On December 17, 1652, eight months after landing in Table Bay, Commander Jan van Riebeeck observed a bright comet. His journal entry reads: “Savonts omtrent tusschen 9 a 10 uijren sagen in ‘t O. Z. Oosten suijwaerts van ‘t hoofft van den revier omtrent 80 graden boven den horisont een vreemde star met een staert streckende de staert noortwaerts recht op de knie van den reuijs ende ‘t hooft meest Zuijen omtrent 10 grad: van aff.”
The comet, now designated C/1652 Y1, is currently in Hercules, slightly over 282 AU from the Earth.
Partly because Cape Town was easily accessible to northern hemisphere astronomers, the Royal Observatory at the Cape of Good Hope dominated early South African astronomy. It was established in 1820 and was the first permanent astronomical observatory in the southern hemisphere.
From 1834 to 1838 Sir John Herschel worked at his private observatory in what is now Claremont, Cape Town, where his search for star clusters, nebulae and double stars was extended to the south, thereby completing the work his father, Sir William Herschel, had begun in the northern hemisphere. In later years, the excellent observing conditions on the Highveld were exploited and other major observatories were established. The Natal Observatory was founded in Durban for the 1882 transit of Venus with Nevill (alias Edmund Nieson) as astronomer. A small transit circle was used to provide a public time service. The observatory was closed in 1911.
In 1903 the Transvaal Meteorological Department, from which the Republic Observatory later developed, was created, and R T A Innes, then Secretary and Librarian of the Royal Observatory, was appointed as its first director. By the 1920s, South Africa’s reputation as a choice observing location was known internationally. With strong support from the Union Government, foreign institutions established southern stations here. These institutions were Yale (Johannesburg), Harvard (Boyden at Bloemfontein), Radcliffe (Pretoria), Michigan (Lamont-Hussey at Bloemfontein) and Leiden (Hartebeespoort). Many astronomers with worthwhile programmes were therefore able to work with great efficiency and produce data of very high quality. Indeed, some of the large-scale fundamental photometric and spectroscopic programmes completed at the Cape and Radcliffe Observatories have no counterparts in the northern hemisphere.
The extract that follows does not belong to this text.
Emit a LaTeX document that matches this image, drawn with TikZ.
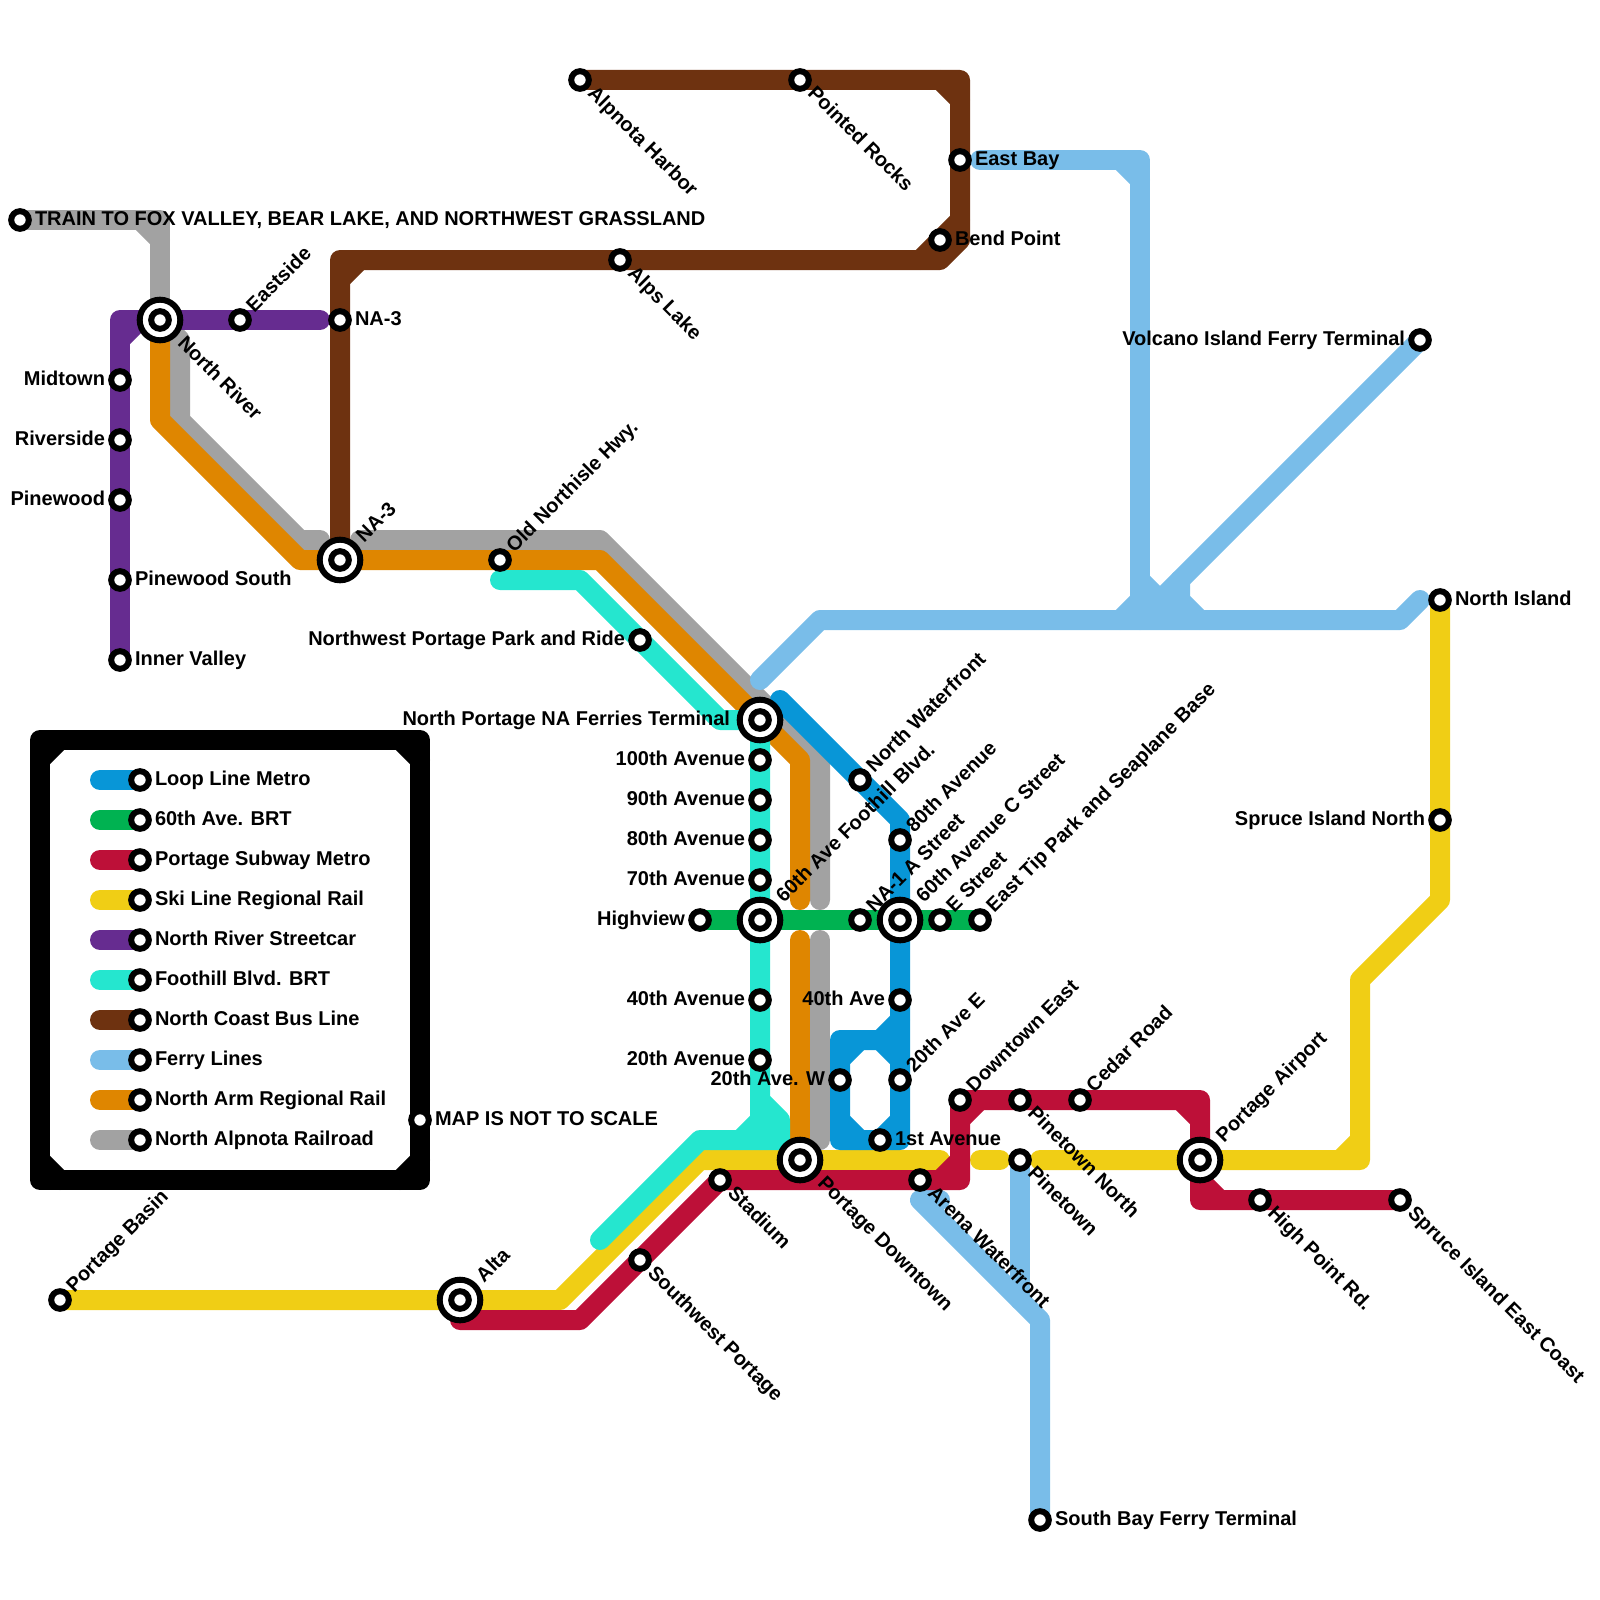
\documentclass[tikz,border=0pt]{standalone}
\usepackage{xcolor}
\usepackage{fontspec}
\setmainfont{Liberation Sans}
\usepackage{tikz}
\usetikzlibrary{positioning}
\definecolor{loopblue}{RGB}{8,150,215}
\definecolor{brtgreen}{RGB}{0,178,81}
\definecolor{subred}{RGB}{189,16,56}
\definecolor{skiyellow}{RGB}{240,206,21}
\definecolor{carpurple}{RGB}{102,44,144}
\definecolor{brtteal}{RGB}{37,230,207}
\definecolor{busbrown}{RGB}{110,50,16}
\definecolor{ferryblue}{RGB}{121,189,233}
\definecolor{armorange}{RGB}{223,134,0}
\definecolor{railgray}{RGB}{162,162,162}
\pgfdeclarelayer{lines}
\pgfsetlayers{lines,main}
\tikzset{
  metro/.style={line width=20pt, line cap=round, line join=round},
  loopline/.style={metro, color=loopblue},
  greenline/.style={metro, color=brtgreen},
  redline/.style={metro, color=subred},
  yellowline/.style={metro, color=skiyellow},
  purpleline/.style={metro, color=carpurple},
  tealline/.style={metro, color=brtteal},
  brownline/.style={metro, color=busbrown},
  ferryline/.style={metro, color=ferryblue},
  orangeline/.style={metro, color=armorange},
  grayline/.style={metro, color=railgray},
  frameline/.style={metro, color=black},
  stn/.style={circle, draw=black, fill=white, line width=6pt,
    minimum size=17.6pt, inner sep=0pt, outer sep=0pt},
  hub/.style={circle, draw=black, fill=white, line width=6pt,
    minimum size=40.6pt, inner sep=0pt, outer sep=0pt},
  lbl/.style={font=\fontsize{20}{24}\selectfont\bfseries, inner sep=0pt, outer sep=0pt},
  lblr/.style={lbl, anchor=base west, xshift=#1, yshift=-5.2pt},
  lblr/.default=15pt,
  lbll/.style={lbl, anchor=base east, xshift=-#1, yshift=-5.2pt},
  lbll/.default=15pt,
  lblne/.style={lbl, anchor=base west, rotate=45, xshift=#1, yshift=-5.2pt},
  lblne/.default=15pt,
  lblse/.style={lbl, anchor=base west, rotate=-45, xshift=#1, yshift=-5.2pt},
  lblse/.default=15pt
}
\begin{document}
\begin{tikzpicture}[x=1pt, y=-1pt]
  \useasboundingbox (0,0) rectangle (1600,1600);

  % Stations along the left side
  \node[stn] (train) at (20,220) {};
  \node[hub] (nriver) at (160,320) {};
  \node[stn] (nriverin) at (nriver) {};
  \node[stn] (eastside) at (240,320) {};
  \node[stn] (natop) at (340,320) {};
  \node[stn] (midtown) at (120,380) {};
  \node[stn] (riverside) at (120,440) {};
  \node[stn] (pinewood) at (120,500) {};
  \node[stn] (pinesouth) at (120,580) {};
  \node[stn] (innervalley) at (120,660) {};
  \node[hub] (nahub) at (340,560) {};
  \node[stn] (nahubin) at (nahub) {};
  \node[stn] (northisle) at (500,560) {};
  \node[stn] (parkride) at (640,640) {};

  % Stations along the north coast and the ferries
  \node[stn] (alpnota) at (580,80) {};
  \node[stn] (pointed) at (800,80) {};
  \node[stn] (eastbay) at (960,160) {};
  \node[stn] (bendpoint) at (940,240) {};
  \node[stn] (alpslake) at (620,260) {};
  \node[stn] (volcano) at (1420,340) {};
  \node[stn] (nisland) at (1440,600) {};
  \node[stn] (sprucen) at (1440,820) {};
  \node[stn] (southbay) at (1040,1520) {};

  % Stations in the centre
  \node[hub] (nportage) at (760,720) {};
  \node[stn] (nportagein) at (nportage) {};
  \node[stn] (ave100) at (760,760) {};
  \node[stn] (ave90) at (760,800) {};
  \node[stn] (ave80) at (760,840) {};
  \node[stn] (ave70) at (760,880) {};
  \node[hub] (foothill) at (760,920) {};
  \node[stn] (foothillin) at (foothill) {};
  \node[stn] (ave40) at (760,1000) {};
  \node[stn] (ave20) at (760,1060) {};
  \node[stn] (highview) at (700,920) {};
  \node[stn] (naone) at (860,920) {};
  \node[hub] (cstreet) at (900,920) {};
  \node[stn] (cstreetin) at (cstreet) {};
  \node[stn] (estreet) at (940,920) {};
  \node[stn] (easttip) at (980,920) {};
  \node[stn] (nwater) at (860,780) {};
  \node[stn] (loop80) at (900,840) {};
  \node[stn] (loop40) at (900,1000) {};
  \node[stn] (loop20e) at (900,1080) {};
  \node[stn] (loop20w) at (840,1080) {};
  \node[stn] (first) at (880,1140) {};

  % Stations along the south
  \node[stn] (basin) at (60,1300) {};
  \node[hub] (alta) at (460,1300) {};
  \node[stn] (altain) at (alta) {};
  \node[stn] (swportage) at (640,1260) {};
  \node[stn] (stadium) at (720,1180) {};
  \node[hub] (pdown) at (800,1160) {};
  \node[stn] (pdownin) at (pdown) {};
  \node[stn] (arena) at (920,1180) {};
  \node[stn] (dteast) at (960,1100) {};
  \node[stn] (pinenorth) at (1020,1100) {};
  \node[stn] (cedar) at (1080,1100) {};
  \node[stn] (pinetown) at (1020,1160) {};
  \node[hub] (airport) at (1200,1160) {};
  \node[stn] (airportin) at (airport) {};
  \node[stn] (highpoint) at (1260,1200) {};
  \node[stn] (spruceec) at (1400,1200) {};
  \node[stn] (noscale) at (420,1120) {};

  % Key
  \node[stn] (keyloop) at (140,780) {};
  \node[stn] (keygreen) at (140,820) {};
  \node[stn] (keyred) at (140,860) {};
  \node[stn] (keyyellow) at (140,900) {};
  \node[stn] (keypurple) at (140,940) {};
  \node[stn] (keyteal) at (140,980) {};
  \node[stn] (keybrown) at (140,1020) {};
  \node[stn] (keyferry) at (140,1060) {};
  \node[stn] (keyorange) at (140,1100) {};
  \node[stn] (keygray) at (140,1140) {};

  \begin{pgfonlayer}{lines}
    % North Alpnota Railroad
    \draw[grayline] (train.center) -- (160,220) -- (nriver.center);
    \draw[grayline] (140,220) -- (160,240);
    \draw[grayline] (nriver.center) -- (180,340) -- (180,420) -- (300,540) -- (320,540);
    \draw[grayline] (360,540) -- (600,540) -- (820,760) -- (820,900);
    \draw[grayline] (820,940) -- (820,1140);
    % North Arm Regional Rail
    \draw[orangeline] (nriver.center) -- (160,420) -- (300,560) -- (nahub.center)
      -- (northisle.center) -- (600,560) -- (800,760) -- (800,900);
    \draw[orangeline] (800,940) -- (pdown.center);
    % Ferry Lines
    \draw[ferryline] (760,680) -- (820,620) -- (1400,620) -- (1420,600);
    \draw[ferryline] (eastbay.center) ++(20,0) -- (1140,160) -- (1140,620);
    \draw[ferryline] (1120,160) -- (1140,180);
    \draw[ferryline] (1140,600) -- (1120,620);
    \draw[ferryline] (1140,580) -- (1180,620);
    \draw[ferryline] (volcano.center) -- (1140,620);
    \draw[ferryline] (1180,580) -- (1180,600) -- (1200,620);
    \draw[ferryline] (southbay.center) -- (1040,1320) -- (920,1200) -- (940,1200);
    \draw[ferryline] (pinetown.center) -- (1020,1300);
    % North Coast Bus Line
    \draw[brownline] (alpnota.center) -- (960,80) -- (960,240) -- (940,260) -- (340,260) -- (nahub.center);
    \draw[brownline] (940,80) -- (960,100);
    \draw[brownline] (960,220) -- (920,260);
    \draw[brownline] (360,260) -- (340,280);
    % North River Streetcar
    \draw[purpleline] (320,320) -- (120,320) -- (innervalley.center);
    \draw[purpleline] (140,320) -- (120,340);
    % Ski Line Regional Rail
    \draw[yellowline] (basin.center) -- (560,1300) -- (700,1160) -- (940,1160);
    \draw[yellowline] (980,1160) -- (1000,1160);
    \draw[yellowline] (1040,1160) -- (1360,1160) -- (1360,980) -- (1440,900) -- (nisland.center);
    \draw[yellowline] (1340,1160) -- (1360,1140);
    % Foothill Blvd. BRT
    \draw[tealline] (500,580) -- (580,580) -- (720,720) -- (nportage.center) -- (760,1100)
      -- (780,1120) -- (780,1140) -- (700,1140) -- (600,1240);
    \draw[tealline] (760,1100) -- (760,1140);
    \draw[tealline] (760,1120) -- (740,1140);
    % Portage Subway Metro
    \draw[redline] (alta.center) ++(0,20) -- (580,1320) -- (stadium.center) -- (960,1180)
      -- (960,1100) -- (1200,1100) -- (1200,1200) -- (spruceec.center);
    \draw[redline] (960,1160) -- (940,1180);
    \draw[redline] (980,1100) -- (960,1120);
    \draw[redline] (1180,1100) -- (1200,1120);
    \draw[redline] (1200,1180) -- (1220,1200);
    % 60th Ave. BRT
    \draw[greenline] (highview.center) -- (easttip.center);
    % Loop Line Metro
    \draw[loopline] (780,700) -- (900,820) -- (900,1140) -- (840,1140) -- (840,1040) -- (900,1040);
    \draw[loopline] (900,1020) -- (880,1040);
    \draw[loopline] (860,1040) -- (840,1060);
    \draw[loopline] (880,1040) -- (900,1060);
    \draw[loopline] (840,1120) -- (860,1140);
    \draw[loopline] (900,1120) -- (880,1140);
    % Key frame and swatches
    \draw[frameline] (40,740) rectangle (420,1180);
    \draw[frameline] (60,740) -- (40,760);
    \draw[frameline] (400,740) -- (420,760);
    \draw[frameline] (40,1160) -- (60,1180);
    \draw[frameline] (420,1160) -- (400,1180);
    \draw[loopline] (100,780) -- (keyloop.center);
    \draw[greenline] (100,820) -- (keygreen.center);
    \draw[redline] (100,860) -- (keyred.center);
    \draw[yellowline] (100,900) -- (keyyellow.center);
    \draw[purpleline] (100,940) -- (keypurple.center);
    \draw[tealline] (100,980) -- (keyteal.center);
    \draw[brownline] (100,1020) -- (keybrown.center);
    \draw[ferryline] (100,1060) -- (keyferry.center);
    \draw[orangeline] (100,1100) -- (keyorange.center);
    \draw[grayline] (100,1140) -- (keygray.center);
  \end{pgfonlayer}

  % Labels to the right
  \node[lblr] (trainlbl) at (train) {TRAIN TO FOX VALLEY, BEAR LAKE, AND NORTHWEST GRASSLAND};
  \node[lblr] (natoplbl) at (natop) {NA-3};
  \node[lblr] (pinesouthlbl) at (pinesouth) {Pinewood South};
  \node[lblr] (innervalleylbl) at (innervalley) {Inner Valley};
  \node[lblr] (eastbaylbl) at (eastbay) {East Bay};
  \node[lblr] (bendpointlbl) at (bendpoint) {Bend Point};
  \node[lblr] (nislandlbl) at (nisland) {North Island};
  \node[lblr] (southbaylbl) at (southbay) {South Bay Ferry Terminal};
  \node[lblr] (firstlbl) at (first) {1st Avenue};
  \node[lblr] (noscalelbl) at (noscale) {MAP IS NOT TO SCALE};

  % Labels to the left
  \node[lbll] (midtownlbl) at (midtown) {Midtown};
  \node[lbll] (riversidelbl) at (riverside) {Riverside};
  \node[lbll] (pinewoodlbl) at (pinewood) {Pinewood};
  \node[lbll] (parkridelbl) at (parkride) {Northwest Portage Park and Ride};
  \node[lbll=30pt] (nportagelbl) at (nportage) {North Portage NA Ferries Terminal};
  \node[lbll] (ave100lbl) at (ave100) {100th Avenue};
  \node[lbll] (ave90lbl) at (ave90) {90th Avenue};
  \node[lbll] (ave80lbl) at (ave80) {80th Avenue};
  \node[lbll] (ave70lbl) at (ave70) {70th Avenue};
  \node[lbll] (ave40lbl) at (ave40) {40th Avenue};
  \node[lbll] (ave20lbl) at (ave20) {20th Avenue};
  \node[lbll] (highviewlbl) at (highview) {Highview};
  \node[lbll] (loop40lbl) at (loop40) {40th Ave};
  \node[lbll] (loop20wlbl) at (loop20w) {20th Ave. W};
  \node[lbll] (volcanolbl) at (volcano) {Volcano Island Ferry Terminal};
  \node[lbll] (sprucenlbl) at (sprucen) {Spruce Island North};

  % Labels rising to the right
  \node[lblne] (eastsidelbl) at (eastside) {Eastside};
  \node[lblne=29pt] (nahublbl) at (nahub) {NA-3};
  \node[lblne] (northislelbl) at (northisle) {Old Northisle Hwy.};
  \node[lblne] (nwaterlbl) at (nwater) {North Waterfront};
  \node[lblne] (loop80lbl) at (loop80) {80th Avenue};
  \node[lblne=29pt] (foothilllbl) at (foothill) {60th Ave Foothill Blvd.};
  \node[lblne] (naonelbl) at (naone) {NA-1 A Street};
  \node[lblne=29pt] (cstreetlbl) at (cstreet) {60th Avenue C Street};
  \node[lblne] (estreetlbl) at (estreet) {E Street};
  \node[lblne] (easttiplbl) at (easttip) {East Tip Park and Seaplane Base};
  \node[lblne] (loop20elbl) at (loop20e) {20th Ave E};
  \node[lblne] (dteastlbl) at (dteast) {Downtown East};
  \node[lblne] (cedarlbl) at (cedar) {Cedar Road};
  \node[lblne=29pt] (airportlbl) at (airport) {Portage Airport};
  \node[lblne=29pt] (altalbl) at (alta) {Alta};
  \node[lblne] (basinlbl) at (basin) {Portage Basin};

  % Labels falling to the right
  \node[lblse] (alpnotalbl) at (alpnota) {Alpnota Harbor};
  \node[lblse] (pointedlbl) at (pointed) {Pointed Rocks};
  \node[lblse] (alpslakelbl) at (alpslake) {Alps Lake};
  \node[lblse=29pt] (nriverlbl) at (nriver) {North River};
  \node[lblse] (pinenorthlbl) at (pinenorth) {Pinetown North};
  \node[lblse] (pinetownlbl) at (pinetown) {Pinetown};
  \node[lblse] (arenalbl) at (arena) {Arena Waterfront};
  \node[lblse] (stadiumlbl) at (stadium) {Stadium};
  \node[lblse=29pt] (pdownlbl) at (pdown) {Portage Downtown};
  \node[lblse] (swportagelbl) at (swportage) {Southwest Portage};
  \node[lblse] (highpointlbl) at (highpoint) {High Point Rd.};
  \node[lblse] (spruceeclbl) at (spruceec) {Spruce Island East Coast};

  % Key labels
  \node[lblr] (keylooplbl) at (keyloop) {Loop Line Metro};
  \node[lblr] (keygreenlbl) at (keygreen) {60th Ave. BRT};
  \node[lblr] (keyredlbl) at (keyred) {Portage Subway Metro};
  \node[lblr] (keyyellowlbl) at (keyyellow) {Ski Line Regional Rail};
  \node[lblr] (keypurplelbl) at (keypurple) {North River Streetcar};
  \node[lblr] (keyteallbl) at (keyteal) {Foothill Blvd. BRT};
  \node[lblr] (keybrownlbl) at (keybrown) {North Coast Bus Line};
  \node[lblr] (keyferrylbl) at (keyferry) {Ferry Lines};
  \node[lblr] (keyorangelbl) at (keyorange) {North Arm Regional Rail};
  \node[lblr] (keygraylbl) at (keygray) {North Alpnota Railroad};
\end{tikzpicture}
\end{document}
In 1961 South Africa became a republic and as a result of the policy of apartheid, sanctions were imposed. Concurrently to the effects that sanctions had on the ability of doing science was the effect of the growth of cities and the effects of light pollution. The South African Government decided to streamline astronomy and instead of having many observatories close to cities decided to move all science grade instruments to a premier dark sky site. Thus astronomy was unified into one organisation named “South African Astronomical Observatory” (SAAO) with it’s headquaters in the old “Royal Observatory at the Cape of Good Hope” (ROCGH) at Cape Town and the telescopes housed at a premier dark sky site at the town of Sutherland. All the observatories either amalgamated or closed down with the exception of Boyden Observatory at Bloemfontein. After apartheid, the international scientific community is once again investing in our premier night skies.
The most exciting post-sanction infusion into southern African astronomy is the “Southern African Large Telescope” (SALT) at Sutherland. A project that will dwarf SALT in scope and financial investment is the “Square Kilometre Array” (SKA), which is a shared project between South Africa (~70%) and Australia (~30%). We are in a prime position to observe the stars, but one must never accept that our dark skies are a permanent advantage: it will involve foresight, support and political will to keep the sky dark and free of radio interference.